EXERCISE DIRECTIONS: Look through the records below and collect all lines that hold the string "document".

LISTING:
++++++

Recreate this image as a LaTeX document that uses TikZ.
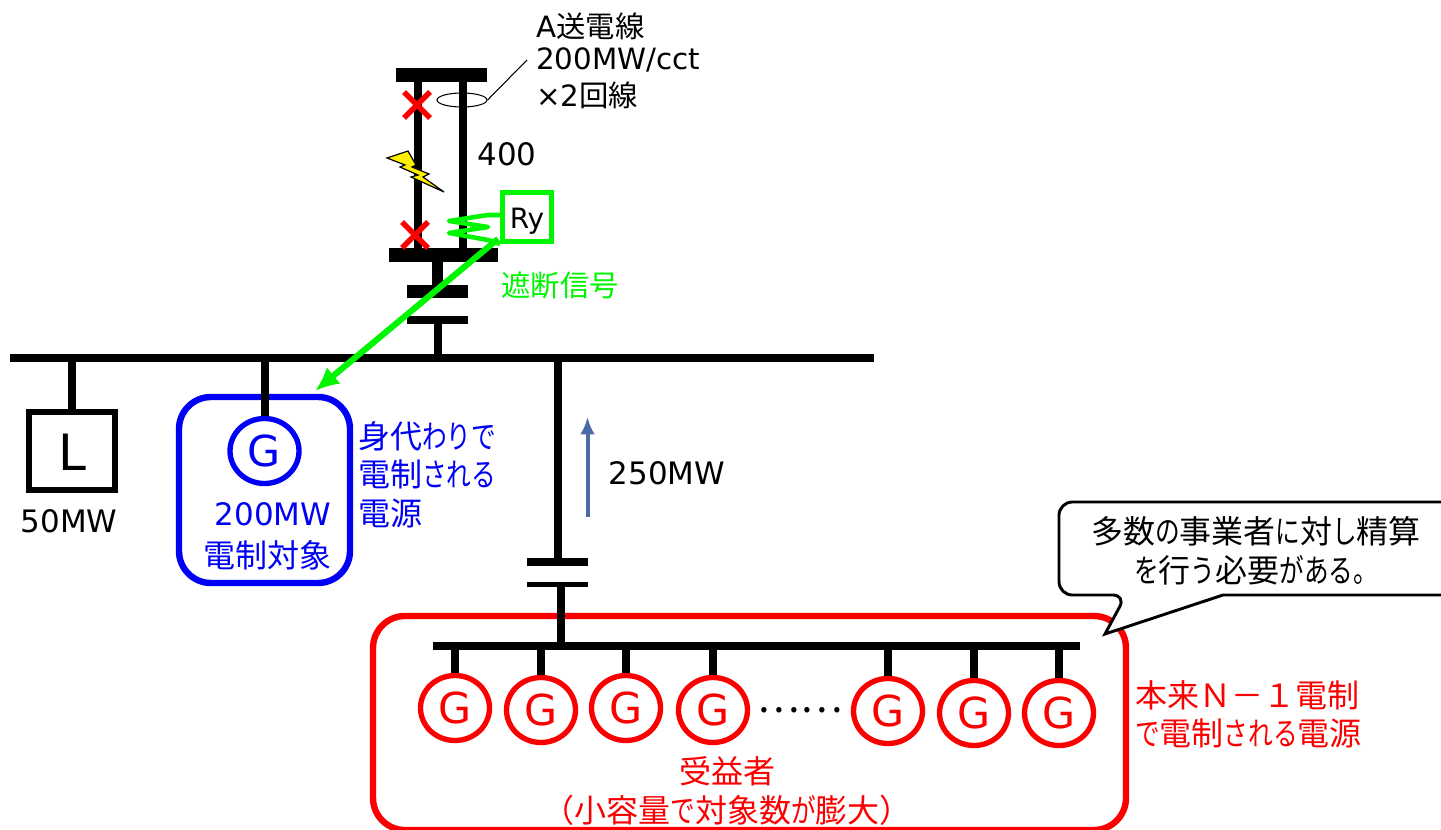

++++++

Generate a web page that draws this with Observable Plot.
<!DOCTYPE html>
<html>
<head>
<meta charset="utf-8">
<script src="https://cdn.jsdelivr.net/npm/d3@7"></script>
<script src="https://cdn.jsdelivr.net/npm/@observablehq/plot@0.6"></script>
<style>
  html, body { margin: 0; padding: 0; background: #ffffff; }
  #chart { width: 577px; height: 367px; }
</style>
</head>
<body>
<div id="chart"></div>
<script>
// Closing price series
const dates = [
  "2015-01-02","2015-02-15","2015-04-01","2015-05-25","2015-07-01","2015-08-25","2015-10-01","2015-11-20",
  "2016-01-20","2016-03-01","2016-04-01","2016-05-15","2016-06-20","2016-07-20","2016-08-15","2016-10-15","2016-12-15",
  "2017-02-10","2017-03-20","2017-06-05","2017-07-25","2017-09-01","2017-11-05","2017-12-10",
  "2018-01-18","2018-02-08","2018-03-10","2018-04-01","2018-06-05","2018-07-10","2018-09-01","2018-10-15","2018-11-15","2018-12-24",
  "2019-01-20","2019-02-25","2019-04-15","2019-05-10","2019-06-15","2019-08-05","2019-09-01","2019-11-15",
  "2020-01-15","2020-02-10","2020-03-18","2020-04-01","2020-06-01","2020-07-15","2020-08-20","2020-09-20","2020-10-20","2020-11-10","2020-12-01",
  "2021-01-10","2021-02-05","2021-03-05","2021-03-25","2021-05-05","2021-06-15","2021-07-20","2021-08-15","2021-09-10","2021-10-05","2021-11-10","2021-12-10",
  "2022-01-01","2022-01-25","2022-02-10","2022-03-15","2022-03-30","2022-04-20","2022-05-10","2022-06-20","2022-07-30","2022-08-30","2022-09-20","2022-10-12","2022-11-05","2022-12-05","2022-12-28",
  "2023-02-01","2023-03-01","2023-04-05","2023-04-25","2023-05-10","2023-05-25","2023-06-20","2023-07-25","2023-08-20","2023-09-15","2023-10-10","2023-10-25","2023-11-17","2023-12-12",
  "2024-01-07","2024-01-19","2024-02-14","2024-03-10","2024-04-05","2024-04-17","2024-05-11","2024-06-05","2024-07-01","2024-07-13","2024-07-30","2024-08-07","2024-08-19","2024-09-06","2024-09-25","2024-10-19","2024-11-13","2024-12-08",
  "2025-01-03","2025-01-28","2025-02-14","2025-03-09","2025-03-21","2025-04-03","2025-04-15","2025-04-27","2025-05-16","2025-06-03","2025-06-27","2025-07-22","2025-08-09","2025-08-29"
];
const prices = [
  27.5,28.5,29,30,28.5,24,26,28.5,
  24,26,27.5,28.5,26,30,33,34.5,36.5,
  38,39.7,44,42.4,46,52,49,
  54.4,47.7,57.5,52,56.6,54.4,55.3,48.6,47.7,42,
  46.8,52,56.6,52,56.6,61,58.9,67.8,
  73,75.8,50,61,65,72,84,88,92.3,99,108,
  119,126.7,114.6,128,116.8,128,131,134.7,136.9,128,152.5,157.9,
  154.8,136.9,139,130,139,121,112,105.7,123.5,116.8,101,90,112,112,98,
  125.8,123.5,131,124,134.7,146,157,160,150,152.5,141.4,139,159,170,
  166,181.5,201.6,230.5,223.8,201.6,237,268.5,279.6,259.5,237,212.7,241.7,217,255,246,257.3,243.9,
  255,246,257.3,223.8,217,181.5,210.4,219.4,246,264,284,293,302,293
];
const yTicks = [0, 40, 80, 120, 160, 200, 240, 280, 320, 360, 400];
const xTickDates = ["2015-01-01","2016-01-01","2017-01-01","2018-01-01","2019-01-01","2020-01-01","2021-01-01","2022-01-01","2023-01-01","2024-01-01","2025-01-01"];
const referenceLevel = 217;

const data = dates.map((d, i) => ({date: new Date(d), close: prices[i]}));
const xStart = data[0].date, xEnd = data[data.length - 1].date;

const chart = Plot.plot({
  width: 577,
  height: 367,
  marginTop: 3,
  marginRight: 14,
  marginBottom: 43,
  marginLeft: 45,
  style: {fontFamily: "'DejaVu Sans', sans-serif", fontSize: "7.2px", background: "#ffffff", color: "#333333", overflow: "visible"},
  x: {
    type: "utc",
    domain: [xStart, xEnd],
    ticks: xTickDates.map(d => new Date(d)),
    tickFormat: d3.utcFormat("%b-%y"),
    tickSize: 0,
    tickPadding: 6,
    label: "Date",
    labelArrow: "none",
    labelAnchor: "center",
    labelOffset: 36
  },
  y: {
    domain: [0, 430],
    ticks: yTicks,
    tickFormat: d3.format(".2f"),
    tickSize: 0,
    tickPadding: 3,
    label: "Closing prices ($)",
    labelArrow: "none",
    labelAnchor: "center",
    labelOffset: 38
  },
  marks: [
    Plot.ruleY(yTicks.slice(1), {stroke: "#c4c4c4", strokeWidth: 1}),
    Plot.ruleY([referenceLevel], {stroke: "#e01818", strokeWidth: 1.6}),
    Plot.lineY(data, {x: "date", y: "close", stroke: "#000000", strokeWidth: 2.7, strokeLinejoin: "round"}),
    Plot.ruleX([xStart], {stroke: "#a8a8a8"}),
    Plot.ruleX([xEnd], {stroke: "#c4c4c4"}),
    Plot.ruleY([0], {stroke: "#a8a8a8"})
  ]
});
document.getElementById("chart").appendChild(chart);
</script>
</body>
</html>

++++++

WRITTEN RESPONSE:
Recreate this image as a LaTeX document that uses TikZ.
document.getElementById("chart").appendChild(chart);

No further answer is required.